Currently, the greatest infectious risk associated with blood transfusion is a septic reaction from bacterially contaminated blood products. In particular, platelets are very vulnerable to bacterial contamination since, after donation, they are typically kept at relatively warm temperatures that facilitate rapid bacterial growth. Approximately one in every 2000 platelet units are bacterially contaminated, and one in 50,000 bags result in a septic death. The risk of receiving a bacterially contaminated unit is currently higher than the risk of receiving a unit that is contaminated with a virus, such as HIV. Compounding this problem is that patients requiring platelet transfusion often have weakened immune systems, further increasing the risk of infection if contaminated platelets are introduced.

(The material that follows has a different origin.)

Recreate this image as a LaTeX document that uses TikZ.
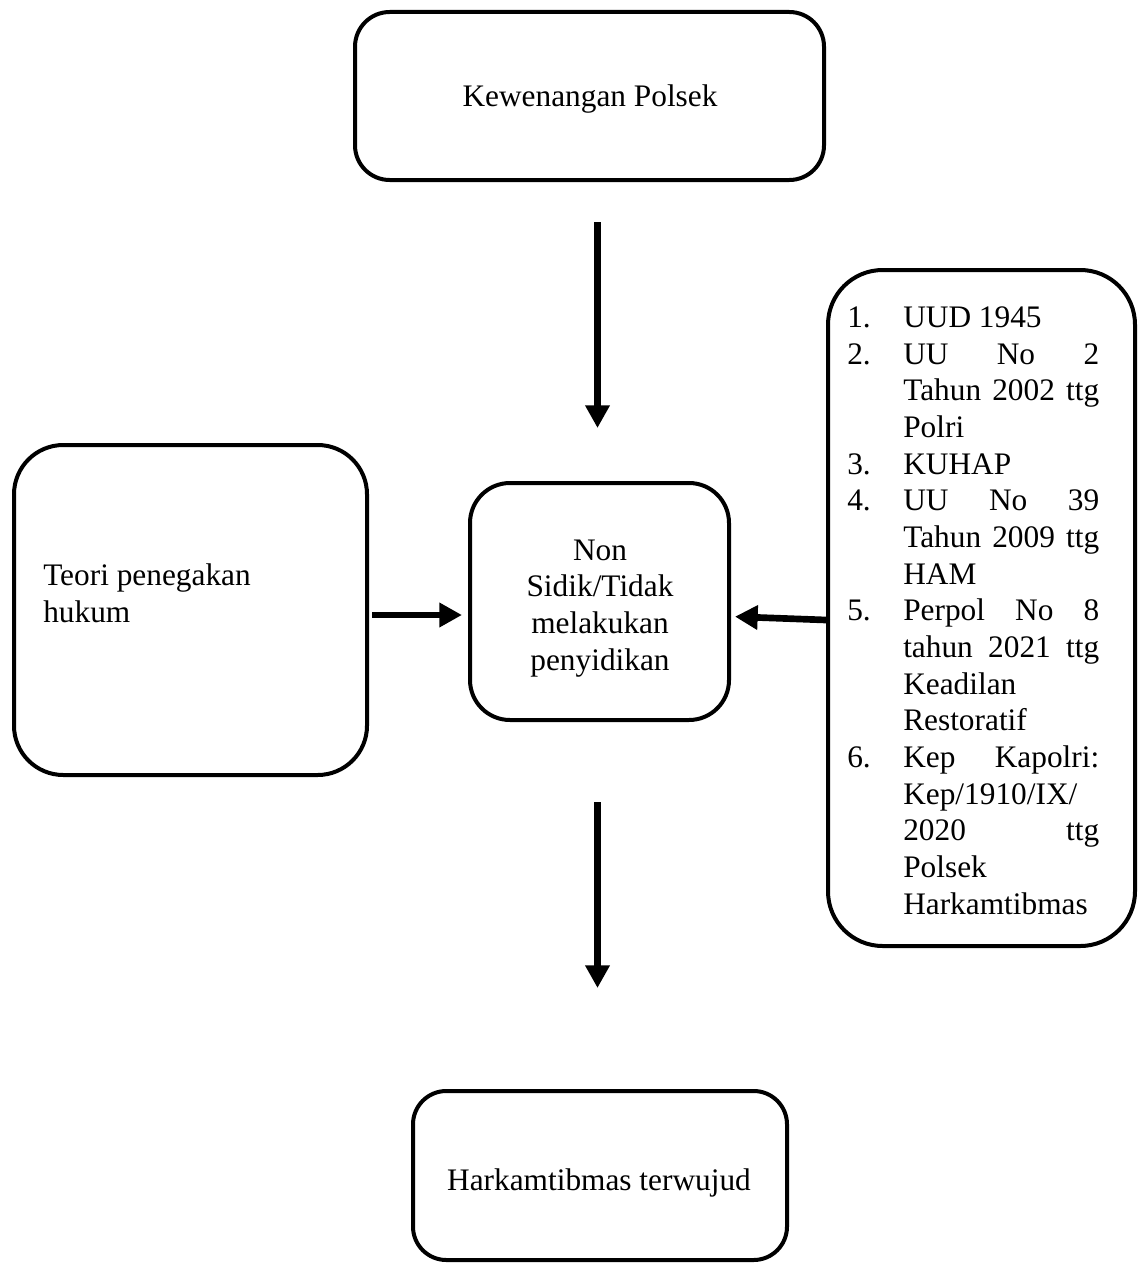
\documentclass[tikz,border=0pt]{standalone}
\usepackage{fontspec}
\setmainfont{Liberation Serif}
\usetikzlibrary{arrows.meta,calc}
\newdimen\pxu \pxu=0.75pt
\newcommand\numcol[1]{\makebox[42pt][l]{#1}}
\newcommand\jline[1]{\makebox[147pt][s]{#1}}
\begin{document}
\begin{tikzpicture}[x=0.75pt,y=-0.75pt,
  box/.style={draw,line width=3pt,rectangle,inner sep=0pt},
  txt/.style={inner sep=0pt,font={\fontsize{23.5pt}{27.5pt}\selectfont}},
  arr/.style={line width=5pt,-{Triangle[length=17pt,width=17.5pt]}}]
\useasboundingbox (0,0) rectangle (1142,1263);
% boxes
\node[box,rounded corners=26pt,minimum width=469\pxu,minimum height=168\pxu] (top) at (589.5,96) {};
\node[box,rounded corners=37pt,minimum width=353\pxu,minimum height=330\pxu] (left) at (190.5,610) {};
\node[box,rounded corners=30pt,minimum width=259\pxu,minimum height=237\pxu] (mid) at (599.5,601.5) {};
\node[box,rounded corners=41pt,minimum width=307\pxu,minimum height=676\pxu] (right) at (981.5,608) {};
\node[box,rounded corners=25pt,minimum width=374\pxu,minimum height=169\pxu] (bottom) at (600,1175.5) {};
% texts (base anchor = last line baseline)
\node[txt,anchor=base] (ttop) at (590,107) {Kewenangan Polsek};
\node[txt,anchor=base west,align=left] (tleft) at (43,622) {Teori penegakan\\hukum};
\node[txt,anchor=base,align=center] (tmid) at (600,670) {Non\\Sidik/Tidak\\melakukan\\penyidikan};
\node[txt,anchor=base] (tbottom) at (599,1190) {Harkamtibmas terwujud};
\node[txt,anchor=base west,align=left] (tright) at (847,914) {%
\numcol{1.}UUD 1945\\
\numcol{2.}\jline{UU No 2}\\
\numcol{}\jline{Tahun 2002 ttg}\\
\numcol{}Polri\\
\numcol{3.}KUHAP\\
\numcol{4.}\jline{UU No 39}\\
\numcol{}\jline{Tahun 2009 ttg}\\
\numcol{}HAM\\
\numcol{5.}\jline{Perpol No 8}\\
\numcol{}\jline{tahun 2021 ttg}\\
\numcol{}Keadilan\\
\numcol{}Restoratif\\
\numcol{6.}\jline{Kep Kapolri:}\\
\numcol{}Kep/1910/IX/\\
\numcol{}\jline{2020 ttg}\\
\numcol{}Polsek\\
\numcol{}Harkamtibmas};
% arrows
\draw[arr,shorten <=40\pxu,shorten >=53\pxu] ($(top.south -| mid.north)+(-2,0)$) -- ($(mid.north)+(-2,0)$);
\draw[arr,shorten <=3\pxu,shorten >=6\pxu] ($(left.east)+(0,5)$) -- ($(mid.west |- left.east)+(0,5)$);
\draw[arr,shorten >=4\pxu] ($(right.west)+(0,12)$) -- ($(mid.east)+(0,15)$);
\draw[arr,shorten <=80\pxu,shorten >=101\pxu] ($(mid.south)+(-2,0)$) -- ($(bottom.north -| mid.south)+(-2,0)$);
\end{tikzpicture}
\end{document}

To deal with this problem, several European countries have adopted procedures for bacterial screening of platelets. Additionally, in the United States, the American Association of Blood Banks recently issued guidelines recommending that all platelet products be tested for bacteria.
To test the blood product contained in the blood product bag, it is often necessary to remove a small sample of the blood product from the blood product bag. This may be accomplished by attaching a syringe to the blood product bag. By manipulating the syringe, a measured sample of the blood product can then be drawn into the tube. This methodology has several drawbacks. The syringe inherently contains air, which may contaminate the sample or flow into the blood product bag and contaminate the blood product. Additionally, withdrawn sample contaminated by bacteria or other contaminants in the syringe may backflow back into the blood product bag, or be intentionally pushed back into the blood product bag if too much sample is initially withdrawn. Another disadvantage of the syringe is that it is awkward to manipulate.
Alternatively, a sample of the blood product may be removed from the blood product bag by connecting an evacuated, flexible sample bag to the blood product bag. Upon feeding the sample into the bag via gravity, the bag expands. In addition to allowing backflow back into the blood product bag, this methodology includes the drawback that it is difficult to acquire a precise amount of sample in the sample bag, since the bag does not consistently return to a predefined volume upon expanding.